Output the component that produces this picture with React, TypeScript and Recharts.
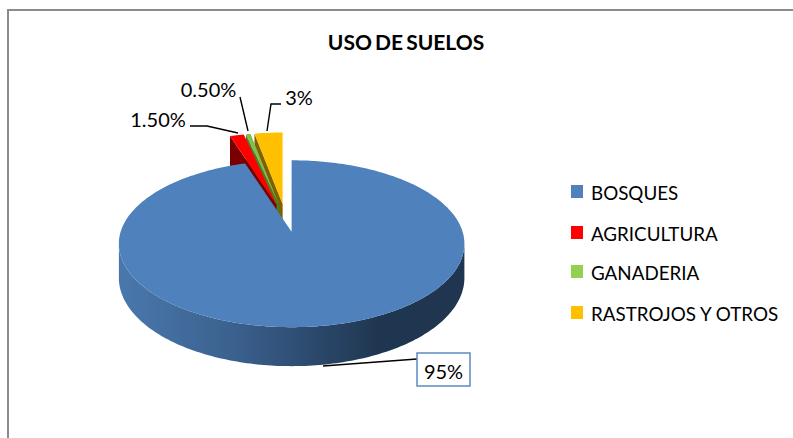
import { Legend, Pie, PieChart } from 'recharts'

const categories = ['BOSQUES', 'AGRICULTURA', 'GANADERIA', 'RASTROJOS Y OTROS']
const values = [95, 1.5, 0.5, 3]
const valueLabels = ['95%', '1.50%', '0.50%', '3%']
const colors = ['#4f81bd', '#ff0000', '#7fbf4a', '#ffc000']
const wallColors = ['#2c4d75', '#7a0000', '#4f7a28', '#7f6000']
const legendColors = ['#4f81bd', '#ff0000', '#92d050', '#ffc000']

// drawn in reverse and counter-clockwise so the big slice lands on top of the small ones
const data = categories
  .map((name, i) => ({ name, value: values[i], label: valueLabels[i], fill: colors[i], wall: wallColors[i] }))
  .reverse()

const SQUASH = 0.478
const TILT = -1 / 7
const DEPTH = 33.4
const EXPLODE_X = 36
const EXPLODE_Y = 14

const leaders: Record<string, { points: string; x: number; y: number }> = {
  BOSQUES: { points: '323,366 417,359', x: 443.5, y: 379 },
  AGRICULTURA: { points: '190,126 207,126 238,133', x: 158, y: 127 },
  GANADERIA: { points: '240,97 248,131', x: 208.5, y: 97 },
  'RASTROJOS Y OTROS': { points: '281,104 271,104 267,131', x: 299, y: 105 },
}

const RAD = Math.PI / 180

function project(r: number, deg: number) {
  const u = Math.cos(deg * RAD)
  const v = -Math.sin(deg * RAD)
  const w = 1 + TILT * v
  return { x: (r * u) / w, y: (r * SQUASH * v) / w, depth: DEPTH / w }
}

function arcAngles(from: number, to: number) {
  const steps = Math.max(2, Math.ceil(Math.abs(to - from)))
  return Array.from({ length: steps + 1 }, (_, i) => from + ((to - from) * i) / steps)
}

const toPath = (pts: Array<{ x: number; y: number }>) =>
  pts.map((p, i) => `${i ? 'L' : 'M'}${p.x.toFixed(1)},${p.y.toFixed(1)}`).join(' ') + ' Z'

function SolidSlice(props: any) {
  const { cx, cy, outerRadius, startAngle, endAngle, payload } = props
  const mid = (startAngle + endAngle) / 2
  const ox = cx + EXPLODE_X * Math.cos(mid * RAD)
  const oy = cy - EXPLODE_Y * Math.sin(mid * RAD)
  const at = (deg: number, drop = false) => {
    const p = project(outerRadius, deg)
    return { x: ox + p.x, y: oy + p.y + (drop ? p.depth : 0) }
  }
  const apex = { x: ox, y: oy }
  const top = [apex, ...arcAngles(startAngle, endAngle).map((a) => at(a))]

  if (payload.name === categories[0]) {
    // front rim of the big slice, only the part that faces the viewer
    const front = arcAngles(188, 352)
    const wall = [...front.map((a) => at(a)), ...front.slice().reverse().map((a) => at(a, true))]
    return (
      <g>
        <defs>
          <linearGradient id="rim" x1="0" y1="0" x2="1" y2="0">
            <stop offset="0" stopColor="#4a78ad" />
            <stop offset="0.35" stopColor="#3a5f8c" />
            <stop offset="0.75" stopColor="#1f3650" />
            <stop offset="1" stopColor="#1f3550" />
          </linearGradient>
        </defs>
        <path d={toPath(wall)} fill="url(#rim)" />
        <path d={toPath(top)} fill={payload.fill} />
      </g>
    )
  }

  // the cut face on the left side of each small wedge is what shows
  const leftAngle = Math.max(startAngle, endAngle)
  const edge = at(leftAngle)
  const dropApex = { x: ox, y: oy + DEPTH }
  const face = [apex, edge, at(leftAngle, true), dropApex]
  return (
    <g>
      <path d={toPath(face)} fill={payload.wall} />
      <path d={toPath(top)} fill={payload.fill} />
    </g>
  )
}

function SliceLabel(props: any) {
  const { payload } = props
  const name = payload.name
  const l = leaders[name]
  const boxed = name === categories[0]
  return (
    <g>
      <polyline points={l.points} fill="none" stroke="#000" strokeWidth={1.4} />
      {boxed && <rect x={417} y={353} width={53} height={33} fill="#fff" stroke="#5a8ac6" strokeWidth={1.5} />}
      <text x={l.x} y={l.y} textAnchor="middle" fontSize={20} fontFamily="Lato" fill="#000">
        {payload.label}
      </text>
    </g>
  )
}

function SideLegend() {
  const rows = [191, 232, 271, 312]
  return (
    <svg width={793} height={438} style={{ display: 'block' }}>
      {categories.map((name, i) => (
        <g key={name}>
          <rect x={571} y={rows[i] - 6} width={12} height={13} fill={legendColors[i]} />
          <text x={591} y={rows[i] + 8.5} fontSize={18.8} fontFamily="Lato" fill="#000">
            {name}
          </text>
        </g>
      ))}
    </svg>
  )
}

export default function App() {
  return (
    <div style={{ position: 'absolute', left: 0, top: 0, width: 793, height: 438, background: '#fff', overflow: 'hidden' }}>
      <div style={{ position: 'absolute', left: 7, top: 9, width: 790, height: 440, borderLeft: '2px solid #8c8c8c', borderTop: '2px solid #8c8c8c' }} />
      <div style={{ position: 'absolute', left: 306, width: 200, top: 30, textAlign: 'center', fontFamily: 'Lato', fontWeight: 700, fontSize: 21, wordSpacing: -2, color: '#000', lineHeight: '24px' }}>
        USO DE SUELOS
      </div>
      <PieChart width={793} height={438} margin={{ top: 0, right: 0, bottom: 0, left: 0 }} style={{ position: 'absolute', left: 0, top: 0 }}>
        <Pie
          data={data}
          dataKey="value"
          nameKey="name"
          cx={286}
          cy={218}
          outerRadius={171}
          startAngle={90}
          endAngle={450}
          stroke="none"
          shape={SolidSlice}
          label={SliceLabel}
          labelLine={false}
          isAnimationActive={false}
        />
        <Legend content={SideLegend} wrapperStyle={{ left: 0, top: 0, bottom: 'auto', width: 793, height: 438 }} />
      </PieChart>
    </div>
  )
}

--- Task requirements ---
Repeat the lines exactly as they stand, from the opening line of the data through the line with "const RAD = Math.PI / 180". Pictures stay out of the copy.

--- Worked answer ---
Output the component that produces this picture with React, TypeScript and Recharts.
import { Legend, Pie, PieChart } from 'recharts'

const categories = ['BOSQUES', 'AGRICULTURA', 'GANADERIA', 'RASTROJOS Y OTROS']
const values = [95, 1.5, 0.5, 3]
const valueLabels = ['95%', '1.50%', '0.50%', '3%']
const colors = ['#4f81bd', '#ff0000', '#7fbf4a', '#ffc000']
const wallColors = ['#2c4d75', '#7a0000', '#4f7a28', '#7f6000']
const legendColors = ['#4f81bd', '#ff0000', '#92d050', '#ffc000']

// drawn in reverse and counter-clockwise so the big slice lands on top of the small ones
const data = categories
  .map((name, i) => ({ name, value: values[i], label: valueLabels[i], fill: colors[i], wall: wallColors[i] }))
  .reverse()

const SQUASH = 0.478
const TILT = -1 / 7
const DEPTH = 33.4
const EXPLODE_X = 36
const EXPLODE_Y = 14

const leaders: Record<string, { points: string; x: number; y: number }> = {
  BOSQUES: { points: '323,366 417,359', x: 443.5, y: 379 },
  AGRICULTURA: { points: '190,126 207,126 238,133', x: 158, y: 127 },
  GANADERIA: { points: '240,97 248,131', x: 208.5, y: 97 },
  'RASTROJOS Y OTROS': { points: '281,104 271,104 267,131', x: 299, y: 105 },
}

const RAD = Math.PI / 180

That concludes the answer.